Alternate route saves farmland

SYRACUSE -- The Utah Department of Transportation's changes to one of its final two alternatives for the West Davis Corridor would save nearly 40 acres of prime farmland in Syracuse.

The West Davis Corridor study team has refined its Alternative B by moving it farther east in Syracuse, where it will run along a portion of Bluff Road, an option lobbied for by Syracuse and many in the farming community.

No changes have been made to Alternative A, which UDOT released in September.

During the initial screening process of alternatives, farmers on the west side of Weber and Davis counties loudly voiced concern about how UDOT's options would significantly damage the area's farming industry.

The farmers, along with the Utah Farm Bureau Federation and the Utah Department of Agriculture and Food, held several meetings with UDOT and even conducted a daylong tour through some of the farms that would be affected.

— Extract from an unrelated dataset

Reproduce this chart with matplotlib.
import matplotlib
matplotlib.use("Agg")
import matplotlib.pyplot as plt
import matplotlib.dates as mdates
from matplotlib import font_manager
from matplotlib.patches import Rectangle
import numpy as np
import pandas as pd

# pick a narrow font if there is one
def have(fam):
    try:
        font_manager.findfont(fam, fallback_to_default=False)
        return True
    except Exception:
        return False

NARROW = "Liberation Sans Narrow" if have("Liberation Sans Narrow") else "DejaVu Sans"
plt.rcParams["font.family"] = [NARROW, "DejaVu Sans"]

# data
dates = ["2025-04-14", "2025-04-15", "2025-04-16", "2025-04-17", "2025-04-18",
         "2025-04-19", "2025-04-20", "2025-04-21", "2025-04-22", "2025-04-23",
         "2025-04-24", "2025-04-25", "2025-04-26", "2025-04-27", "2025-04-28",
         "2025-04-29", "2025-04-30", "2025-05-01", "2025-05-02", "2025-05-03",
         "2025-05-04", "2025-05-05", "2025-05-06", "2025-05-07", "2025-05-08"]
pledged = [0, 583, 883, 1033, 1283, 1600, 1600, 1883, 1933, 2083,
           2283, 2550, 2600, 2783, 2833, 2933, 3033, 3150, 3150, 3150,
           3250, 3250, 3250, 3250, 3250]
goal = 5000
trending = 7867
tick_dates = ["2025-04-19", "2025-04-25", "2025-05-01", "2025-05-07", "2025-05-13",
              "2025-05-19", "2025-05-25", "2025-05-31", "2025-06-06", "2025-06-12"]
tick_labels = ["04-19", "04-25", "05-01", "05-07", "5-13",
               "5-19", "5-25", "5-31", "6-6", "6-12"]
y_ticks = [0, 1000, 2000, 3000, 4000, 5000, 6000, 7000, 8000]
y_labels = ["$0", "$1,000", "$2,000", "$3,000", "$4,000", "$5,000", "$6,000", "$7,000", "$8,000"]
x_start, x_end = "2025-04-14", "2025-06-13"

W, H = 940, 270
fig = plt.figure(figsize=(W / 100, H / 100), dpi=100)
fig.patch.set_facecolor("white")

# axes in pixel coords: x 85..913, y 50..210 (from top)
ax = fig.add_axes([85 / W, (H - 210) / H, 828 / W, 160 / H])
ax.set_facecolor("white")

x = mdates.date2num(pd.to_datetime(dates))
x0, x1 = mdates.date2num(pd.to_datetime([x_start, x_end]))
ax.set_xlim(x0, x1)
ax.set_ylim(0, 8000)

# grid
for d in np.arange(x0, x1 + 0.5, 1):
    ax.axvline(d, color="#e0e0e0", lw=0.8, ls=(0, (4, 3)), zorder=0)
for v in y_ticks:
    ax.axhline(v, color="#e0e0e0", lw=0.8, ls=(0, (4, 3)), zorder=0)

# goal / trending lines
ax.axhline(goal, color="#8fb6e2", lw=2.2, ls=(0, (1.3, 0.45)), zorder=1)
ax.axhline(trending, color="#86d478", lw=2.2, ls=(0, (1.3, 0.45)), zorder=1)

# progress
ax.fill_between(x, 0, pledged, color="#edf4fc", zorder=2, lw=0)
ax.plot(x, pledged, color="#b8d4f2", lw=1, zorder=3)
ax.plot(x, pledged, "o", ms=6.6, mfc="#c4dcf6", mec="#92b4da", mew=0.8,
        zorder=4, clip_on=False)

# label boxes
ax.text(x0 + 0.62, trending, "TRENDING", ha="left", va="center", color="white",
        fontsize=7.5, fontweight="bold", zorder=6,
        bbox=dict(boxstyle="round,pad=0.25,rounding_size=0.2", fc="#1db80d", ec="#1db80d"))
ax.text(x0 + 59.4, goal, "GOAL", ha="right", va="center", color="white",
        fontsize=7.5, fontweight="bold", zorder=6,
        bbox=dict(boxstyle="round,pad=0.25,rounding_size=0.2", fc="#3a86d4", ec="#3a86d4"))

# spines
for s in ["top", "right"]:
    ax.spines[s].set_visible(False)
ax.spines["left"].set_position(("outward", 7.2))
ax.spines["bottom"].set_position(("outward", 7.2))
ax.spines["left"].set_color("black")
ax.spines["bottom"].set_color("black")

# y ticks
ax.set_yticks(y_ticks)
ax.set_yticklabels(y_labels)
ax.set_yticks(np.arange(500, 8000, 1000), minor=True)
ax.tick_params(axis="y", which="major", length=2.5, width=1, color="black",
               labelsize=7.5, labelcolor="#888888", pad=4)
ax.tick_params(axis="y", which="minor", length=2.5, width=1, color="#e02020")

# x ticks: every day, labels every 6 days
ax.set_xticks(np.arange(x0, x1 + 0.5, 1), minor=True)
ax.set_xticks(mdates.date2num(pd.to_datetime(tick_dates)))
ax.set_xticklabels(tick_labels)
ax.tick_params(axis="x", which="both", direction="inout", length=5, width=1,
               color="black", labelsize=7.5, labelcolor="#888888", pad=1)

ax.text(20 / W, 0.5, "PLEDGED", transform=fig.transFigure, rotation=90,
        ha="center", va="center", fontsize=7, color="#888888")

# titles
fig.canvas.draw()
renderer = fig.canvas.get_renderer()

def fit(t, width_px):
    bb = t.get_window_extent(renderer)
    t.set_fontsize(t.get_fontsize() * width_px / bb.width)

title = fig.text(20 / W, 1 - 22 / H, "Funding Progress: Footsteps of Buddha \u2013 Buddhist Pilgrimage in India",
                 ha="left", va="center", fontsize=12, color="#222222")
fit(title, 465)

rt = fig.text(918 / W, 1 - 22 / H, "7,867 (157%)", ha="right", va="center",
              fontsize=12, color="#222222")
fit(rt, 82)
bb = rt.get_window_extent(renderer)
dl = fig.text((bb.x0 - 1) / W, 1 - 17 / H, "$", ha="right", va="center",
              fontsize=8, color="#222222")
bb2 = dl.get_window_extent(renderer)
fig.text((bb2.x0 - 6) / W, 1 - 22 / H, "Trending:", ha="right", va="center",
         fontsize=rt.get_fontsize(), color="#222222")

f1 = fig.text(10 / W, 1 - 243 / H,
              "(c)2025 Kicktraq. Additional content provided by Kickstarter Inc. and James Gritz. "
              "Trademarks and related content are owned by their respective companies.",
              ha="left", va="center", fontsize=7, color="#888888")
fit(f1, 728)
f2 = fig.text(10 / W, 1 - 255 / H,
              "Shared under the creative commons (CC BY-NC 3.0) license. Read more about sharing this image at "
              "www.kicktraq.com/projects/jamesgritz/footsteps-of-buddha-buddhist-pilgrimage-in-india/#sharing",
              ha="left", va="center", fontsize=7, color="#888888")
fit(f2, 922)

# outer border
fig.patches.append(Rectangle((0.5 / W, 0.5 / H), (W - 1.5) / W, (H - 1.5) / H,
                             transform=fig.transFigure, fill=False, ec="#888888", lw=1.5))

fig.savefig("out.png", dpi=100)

"We've had some issues in Syracuse with farmland," UDOT Project Manager Randy Jeffries said, "so we've made some refinements to one of our alternatives that keep the residential and wetland impacts the same, but save quite a bit of farmland."

UDOT's previous option in Syracuse, which ran closer to 3000 West, would have required 13 residential relocations and four business relocations. It also would have affected 37.1 acres of irrigated cropland, 41.8 acres of agricultural protected land and 26.8 acres of wetlands.

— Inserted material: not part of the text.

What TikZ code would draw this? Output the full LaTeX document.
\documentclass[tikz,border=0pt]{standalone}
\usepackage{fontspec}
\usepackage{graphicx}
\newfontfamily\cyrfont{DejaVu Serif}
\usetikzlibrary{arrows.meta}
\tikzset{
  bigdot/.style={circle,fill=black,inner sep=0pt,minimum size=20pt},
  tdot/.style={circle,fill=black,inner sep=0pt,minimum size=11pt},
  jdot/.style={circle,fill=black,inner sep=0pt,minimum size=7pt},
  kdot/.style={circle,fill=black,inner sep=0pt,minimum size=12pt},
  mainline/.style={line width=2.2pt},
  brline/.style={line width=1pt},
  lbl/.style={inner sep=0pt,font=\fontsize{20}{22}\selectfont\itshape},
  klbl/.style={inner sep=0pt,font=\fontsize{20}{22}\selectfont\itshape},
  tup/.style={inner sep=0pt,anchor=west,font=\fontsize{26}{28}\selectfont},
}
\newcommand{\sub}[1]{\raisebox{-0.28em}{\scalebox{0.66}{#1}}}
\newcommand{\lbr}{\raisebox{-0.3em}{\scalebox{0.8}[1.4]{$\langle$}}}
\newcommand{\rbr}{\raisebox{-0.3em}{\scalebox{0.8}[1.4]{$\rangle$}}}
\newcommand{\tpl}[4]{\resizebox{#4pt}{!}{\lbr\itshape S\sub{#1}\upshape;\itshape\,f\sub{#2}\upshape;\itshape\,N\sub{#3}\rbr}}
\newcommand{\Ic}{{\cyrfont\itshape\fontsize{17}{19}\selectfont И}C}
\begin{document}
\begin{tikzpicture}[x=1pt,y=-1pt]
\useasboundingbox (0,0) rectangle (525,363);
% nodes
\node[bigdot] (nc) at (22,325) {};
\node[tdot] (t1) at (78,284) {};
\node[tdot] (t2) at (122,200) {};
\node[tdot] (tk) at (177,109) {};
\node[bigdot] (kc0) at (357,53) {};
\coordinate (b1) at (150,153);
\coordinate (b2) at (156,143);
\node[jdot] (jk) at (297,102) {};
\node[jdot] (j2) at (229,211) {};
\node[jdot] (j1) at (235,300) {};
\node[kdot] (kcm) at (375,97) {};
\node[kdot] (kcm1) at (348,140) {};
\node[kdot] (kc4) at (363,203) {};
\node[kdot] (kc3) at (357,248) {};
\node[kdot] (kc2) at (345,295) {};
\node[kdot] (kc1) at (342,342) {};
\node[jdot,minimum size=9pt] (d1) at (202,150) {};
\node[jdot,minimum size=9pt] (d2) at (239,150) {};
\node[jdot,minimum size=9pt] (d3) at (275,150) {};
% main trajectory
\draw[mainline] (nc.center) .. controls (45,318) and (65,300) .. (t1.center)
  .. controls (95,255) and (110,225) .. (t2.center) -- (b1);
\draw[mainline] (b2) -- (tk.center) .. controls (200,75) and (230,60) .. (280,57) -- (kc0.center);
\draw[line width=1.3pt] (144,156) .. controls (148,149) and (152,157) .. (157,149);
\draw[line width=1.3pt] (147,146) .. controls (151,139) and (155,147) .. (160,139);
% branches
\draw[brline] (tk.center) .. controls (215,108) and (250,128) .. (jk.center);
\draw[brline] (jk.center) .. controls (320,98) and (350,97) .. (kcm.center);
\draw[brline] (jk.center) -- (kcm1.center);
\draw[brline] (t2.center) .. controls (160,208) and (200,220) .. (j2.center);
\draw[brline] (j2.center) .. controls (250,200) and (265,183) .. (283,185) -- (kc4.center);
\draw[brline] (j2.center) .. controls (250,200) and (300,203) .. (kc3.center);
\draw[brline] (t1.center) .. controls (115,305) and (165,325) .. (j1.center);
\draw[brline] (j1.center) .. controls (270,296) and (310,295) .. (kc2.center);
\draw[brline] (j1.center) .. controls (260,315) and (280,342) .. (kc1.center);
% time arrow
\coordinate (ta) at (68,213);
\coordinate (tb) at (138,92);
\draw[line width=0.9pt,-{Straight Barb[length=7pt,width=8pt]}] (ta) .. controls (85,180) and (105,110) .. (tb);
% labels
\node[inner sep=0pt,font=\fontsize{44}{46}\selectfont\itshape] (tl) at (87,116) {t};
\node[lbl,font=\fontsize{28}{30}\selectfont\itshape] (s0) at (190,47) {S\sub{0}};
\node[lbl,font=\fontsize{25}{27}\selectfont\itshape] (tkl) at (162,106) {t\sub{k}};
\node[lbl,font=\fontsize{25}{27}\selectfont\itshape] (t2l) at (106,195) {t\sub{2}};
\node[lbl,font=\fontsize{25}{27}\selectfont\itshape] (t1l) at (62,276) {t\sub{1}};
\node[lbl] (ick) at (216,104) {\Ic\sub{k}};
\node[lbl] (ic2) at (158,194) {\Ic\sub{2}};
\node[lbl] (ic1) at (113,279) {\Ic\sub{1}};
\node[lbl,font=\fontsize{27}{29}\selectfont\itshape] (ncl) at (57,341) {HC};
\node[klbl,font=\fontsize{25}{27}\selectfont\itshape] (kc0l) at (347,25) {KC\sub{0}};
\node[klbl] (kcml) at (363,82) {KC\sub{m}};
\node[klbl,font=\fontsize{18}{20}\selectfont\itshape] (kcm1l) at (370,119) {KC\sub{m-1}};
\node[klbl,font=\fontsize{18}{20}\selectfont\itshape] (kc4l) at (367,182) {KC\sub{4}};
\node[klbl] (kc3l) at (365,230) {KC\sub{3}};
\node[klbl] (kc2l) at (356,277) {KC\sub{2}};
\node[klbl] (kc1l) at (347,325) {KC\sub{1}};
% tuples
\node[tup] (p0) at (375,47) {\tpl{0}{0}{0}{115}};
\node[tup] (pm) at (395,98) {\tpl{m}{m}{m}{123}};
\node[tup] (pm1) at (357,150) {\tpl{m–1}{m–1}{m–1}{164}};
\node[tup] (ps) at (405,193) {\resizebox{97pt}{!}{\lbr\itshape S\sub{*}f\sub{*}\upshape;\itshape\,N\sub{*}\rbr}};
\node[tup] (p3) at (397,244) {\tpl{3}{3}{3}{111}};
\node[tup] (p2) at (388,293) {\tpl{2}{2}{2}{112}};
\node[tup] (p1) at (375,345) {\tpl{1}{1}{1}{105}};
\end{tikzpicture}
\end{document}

The new Bluff Road option would require 14 residential relocations and three business relocations, and would affect 0.4 acres of irrigated cropland, 2.2 acres of agricultural protected land and 26.7 acres of wetlands.

With a price tag of $92 million, the Bluff Road option also would cost the state $3 million less than the 3000 West option.

Jeffries said that while impacts to businesses and residences is essentially the same, the new design means new and different people would be affected.

He urges Syracuse residents to visit www.udot.utah.gov/westdavis to view detailed maps of the changes.

UDOT hopes to complete a draft environmental impact statement on the road in the summer. Once that is complete, UDOT will submit the report to the Federal Highway Administration.

A final route decision is expected next year.